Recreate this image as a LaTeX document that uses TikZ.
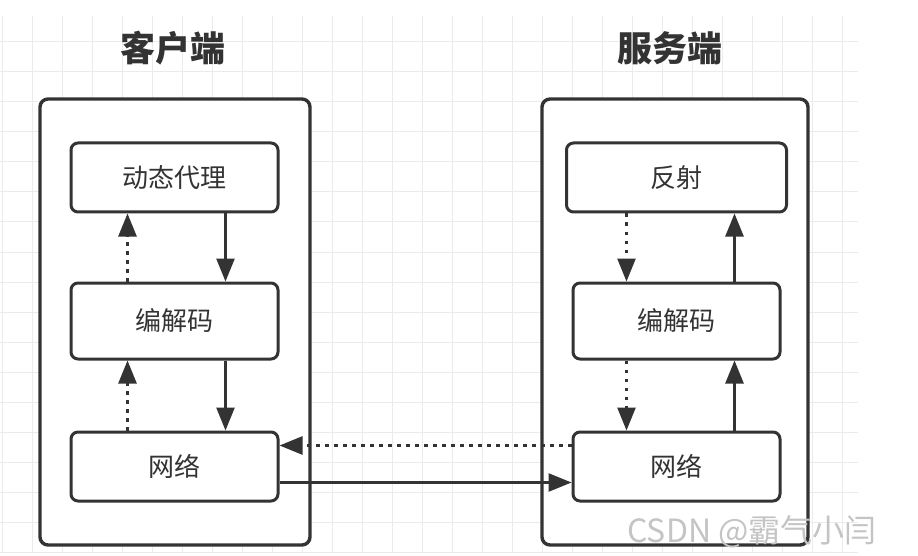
\documentclass[tikz,border=0pt]{standalone}
\usepackage{fontspec}
\usepackage{tikz}
\usetikzlibrary{arrows.meta}
\newfontfamily\cjk{Noto Sans CJK SC}
\definecolor{ink}{HTML}{333333}
\definecolor{gridline}{HTML}{EBEBEB}
\definecolor{mark}{HTML}{C4C4C4}

\begin{document}
\begin{tikzpicture}[x=1pt,y=-1pt,>={Triangle[length=23pt,width=18pt]},font=\cjk,
  outer/.style={draw=ink,fill=white,line width=3.4pt,rounded corners=8pt,minimum width=#1,minimum height=446pt,inner sep=0pt},
  part/.style={draw=ink,fill=white,line width=3pt,rounded corners=7pt,minimum width=#1,minimum height=69pt,inner sep=0pt,text=ink,font=\cjk\fontsize{26}{30}\selectfont},
  title/.style={text=ink,font=\cjk\bfseries\fontsize{35}{40}\selectfont},
  flow/.style={->,draw=ink,line width=2.6pt},
  back/.style={flow,dash pattern=on 3.4pt off 5.6pt}]
\fill[white] (0,0) rectangle (918,556);
\useasboundingbox (0,0) rectangle (918,556);
\foreach \i in {0,...,28} \draw[gridline,line width=1pt] (2+30*\i,16) -- (2+30*\i,553);
\foreach \j in {1,...,18} \draw[gridline,line width=1pt] (0,12+30*\j) -- (858,12+30*\j);

\node[outer=270pt] (client) at (175,322) {};
\node[outer=266pt] (server) at (675,322) {};
\node[title] (ctitle) at (173,48) {客户端};
\node[title] (stitle) at (670,48) {服务端};

\node[part=207pt] (proxy) at (174.5,177.5) {动态代理};
\node[part=207pt,minimum height=76pt] (ccodec) at (174.5,321) {编解码};
\node[part=207pt] (cnet) at (174.5,466.5) {网络};
\node[part=220pt] (reflect) at (676.5,177.5) {反射};
\node[part=207pt,minimum height=76pt] (scodec) at (676.5,321) {编解码};
\node[part=207pt] (snet) at (676.5,466.5) {网络};

\foreach \a/\b in {proxy/ccodec,ccodec/cnet} {
  \draw[back] ([xshift=-47pt]\b.north) -- ([xshift=-47pt]\a.south);
  \draw[flow] ([xshift=51pt]\a.south) -- ([xshift=51pt]\b.north);
}
\foreach \a/\b in {reflect/scodec,scodec/snet} {
  \draw[back] ([xshift=-50pt]\a.south) -- ([xshift=-50pt]\b.north);
  \draw[flow] ([xshift=58pt]\b.north) -- ([xshift=58pt]\a.south);
}
\draw[back] ([yshift=21pt]snet.west) -- ([yshift=21pt]cnet.east);
\draw[flow] ([yshift=-16pt]cnet.east) -- ([yshift=-16pt]snet.west);

\node[text=mark,font=\cjk\fontsize{32}{36}\selectfont] (credit) at (752,532) {CSDN @霸气小闫};
\end{tikzpicture}
\end{document}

_____

# Directions:
In the data above, please extract the lines from the first one through the line with "(snet) at (676.5,466.5)", exactly, and keep pictures out.

# Finished task:
Recreate this image as a LaTeX document that uses TikZ.
\documentclass[tikz,border=0pt]{standalone}
\usepackage{fontspec}
\usepackage{tikz}
\usetikzlibrary{arrows.meta}
\newfontfamily\cjk{Noto Sans CJK SC}
\definecolor{ink}{HTML}{333333}
\definecolor{gridline}{HTML}{EBEBEB}
\definecolor{mark}{HTML}{C4C4C4}

\begin{document}
\begin{tikzpicture}[x=1pt,y=-1pt,>={Triangle[length=23pt,width=18pt]},font=\cjk,
  outer/.style={draw=ink,fill=white,line width=3.4pt,rounded corners=8pt,minimum width=#1,minimum height=446pt,inner sep=0pt},
  part/.style={draw=ink,fill=white,line width=3pt,rounded corners=7pt,minimum width=#1,minimum height=69pt,inner sep=0pt,text=ink,font=\cjk\fontsize{26}{30}\selectfont},
  title/.style={text=ink,font=\cjk\bfseries\fontsize{35}{40}\selectfont},
  flow/.style={->,draw=ink,line width=2.6pt},
  back/.style={flow,dash pattern=on 3.4pt off 5.6pt}]
\fill[white] (0,0) rectangle (918,556);
\useasboundingbox (0,0) rectangle (918,556);
\foreach \i in {0,...,28} \draw[gridline,line width=1pt] (2+30*\i,16) -- (2+30*\i,553);
\foreach \j in {1,...,18} \draw[gridline,line width=1pt] (0,12+30*\j) -- (858,12+30*\j);

\node[outer=270pt] (client) at (175,322) {};
\node[outer=266pt] (server) at (675,322) {};
\node[title] (ctitle) at (173,48) {客户端};
\node[title] (stitle) at (670,48) {服务端};

\node[part=207pt] (proxy) at (174.5,177.5) {动态代理};
\node[part=207pt,minimum height=76pt] (ccodec) at (174.5,321) {编解码};
\node[part=207pt] (cnet) at (174.5,466.5) {网络};
\node[part=220pt] (reflect) at (676.5,177.5) {反射};
\node[part=207pt,minimum height=76pt] (scodec) at (676.5,321) {编解码};
\node[part=207pt] (snet) at (676.5,466.5) {网络};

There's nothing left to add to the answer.